What Business Problems Should Trigger a Migration?
These are the kinds of business drivers we see behind most successful migrations:
  • Stability issues are slowing down growth or customer adoption

  • Slow product cycles are blocking the roadmap

  • Scaling problems are hurting margins or uptime

  • On-call load is burning out engineers

  • Market expansion requires regional infrastructure

  • Compliance needs can’t be met with current tooling

  • Cost of manual ops or recruiting infra talent is too high

If any of these exist, your migration already has a business case. You just need to frame it properly.

Tailor the Justification to the Org
There’s no one-size-fits-all. The case has to reflect your:
  • Industry (regulated vs. startup)

  • Stage (Series A vs. mature)

  • Product architecture (monolith vs. distributed)

  • Hiring difficulty (how hard is infra talent to find?)

  • Speed expectations (weeks vs. months per feature)

You can’t reuse someone else’s migration pitch. You have to build your own, based on pain your execs already know.

Addressing Common Objections
CFOs and execs aren’t wrong to be skeptical. Here’s what we hear most:
  • "We already invested in hardware / licenses / another provider."

  • "Will this take forever and distract from delivery?"

  • "Do we really need this, or is it just tech hype?"

  • "Who’s going to run it? We don’t have capacity."

But those aren’t objections to cloud. They’re fears of duplicated cost, stretched teams, or unclear value.

The answer isn’t promises — it’s clarity:
  • What current cost will we eliminate or reduce?

  • What delivery pain will improve?

  • Who will own what, and how will roles change?

  • What can we stop doing once we migrate?

And most importantly: What happens if we don’t do it?

The Risk Is in the Gap

Many migrations fail financially not because cloud is too expensive — but because teams never shut down what they replaced. They kept the old infra and the old people and the old processes and added AWS bills on top.

You must:
  • Plan for headcount shift or reallocation

  • Eliminate old infra in phases (with a real sunset plan)

  • De-risk teams by training, not parallel staffing

You must:

Without that, cloud spend becomes additive, not transformative.

The Structure of a Good Business Case
A strong case looks like this:
  1. Business Problem “We’re losing customers due to downtime and missed SLA targets.”

  2. Tech Limitation “Our infra is fragile and scaling manually. We’re ops-bound.”

  3. Cloud Outcome “Autoscaling, managed services, better visibility and DR.”

  4. Cost Shift “We’ll reduce ops hours and vendor lock-in; costs move from reactive human work to predictable service usage.”

  5. Timeline & Scope “First system moved in 4 weeks, full rollout over 6 months.”

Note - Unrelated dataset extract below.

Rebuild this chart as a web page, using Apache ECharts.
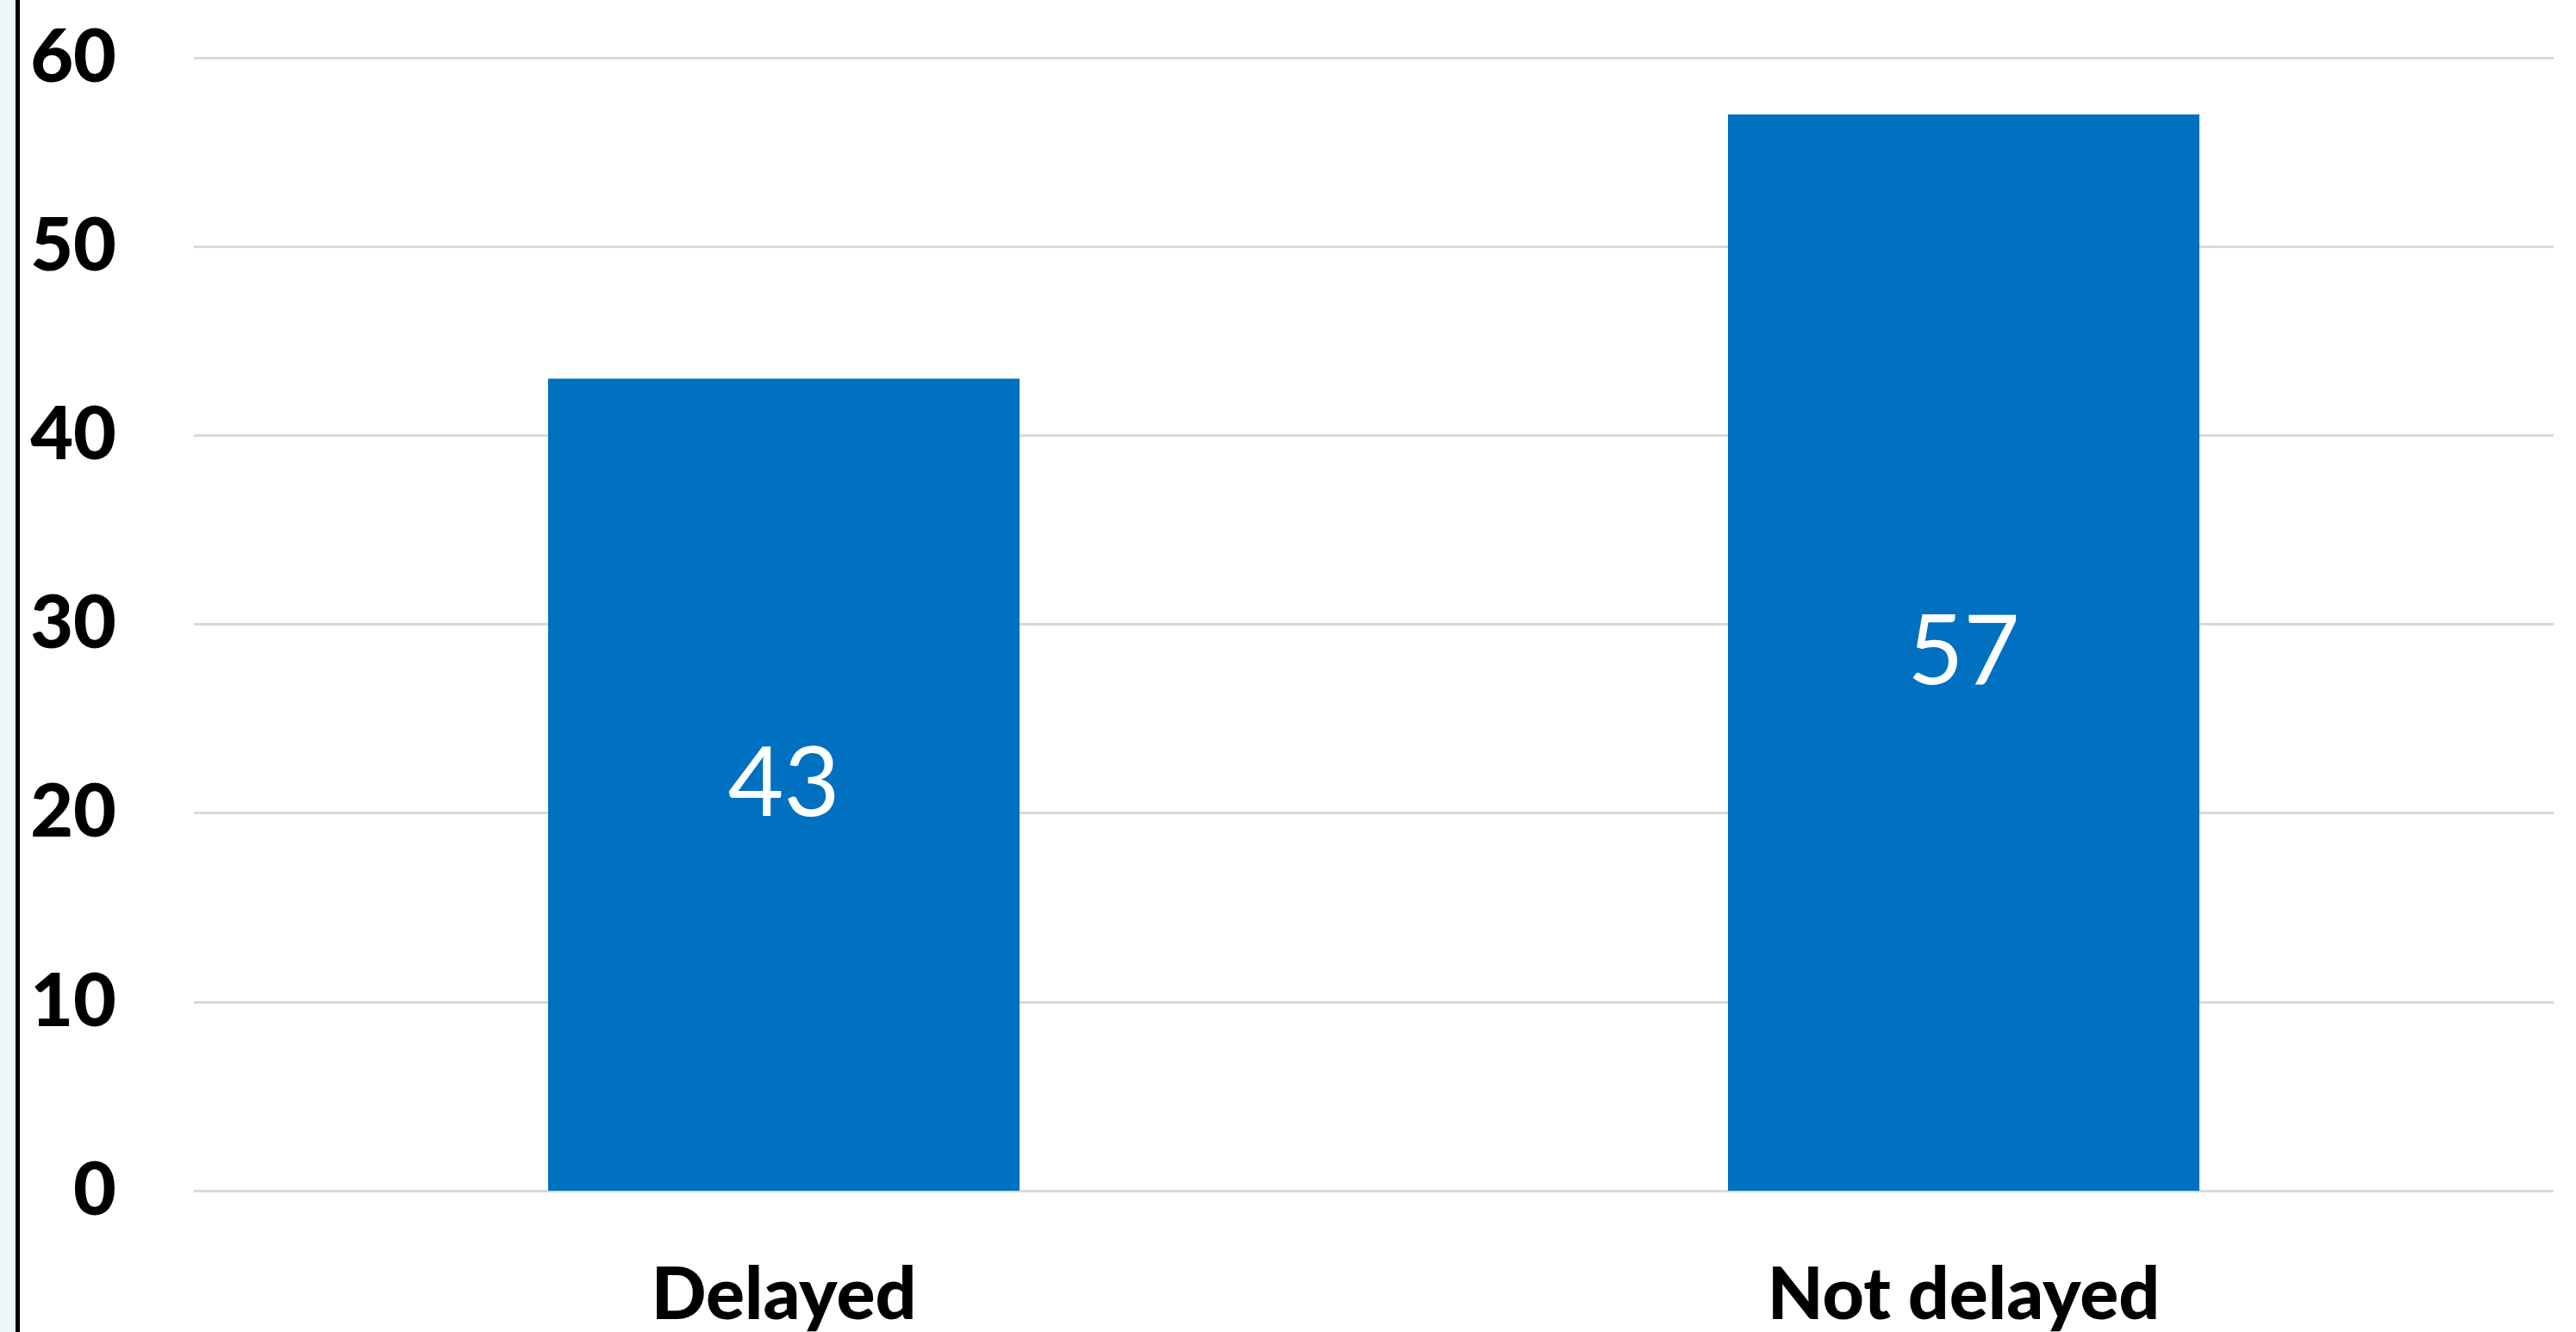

  6. Commitment Required “Some team roles shift; we stop investing in legacy path.”

That’s the story your CFO needs. And your CEO. And your board. They’re not allergic to tech. They’re allergic to tech with no business case.

Business Case Is Framing, Not Hype
This isn’t about buzzwords. Don’t say "Kubernetes." Say:
  • We’ll reduce time to market by 2 weeks per feature.

  • We’ll halve on-call incidents in Q4.

  • We’ll remove infra as a hiring blocker.

  • We’ll ship to two new regions without buying new hardware.

If the outcome is real, migration becomes inevitable. Not everyone has to agree on the tooling. But everyone must agree on the problem, and what solving it will unlock.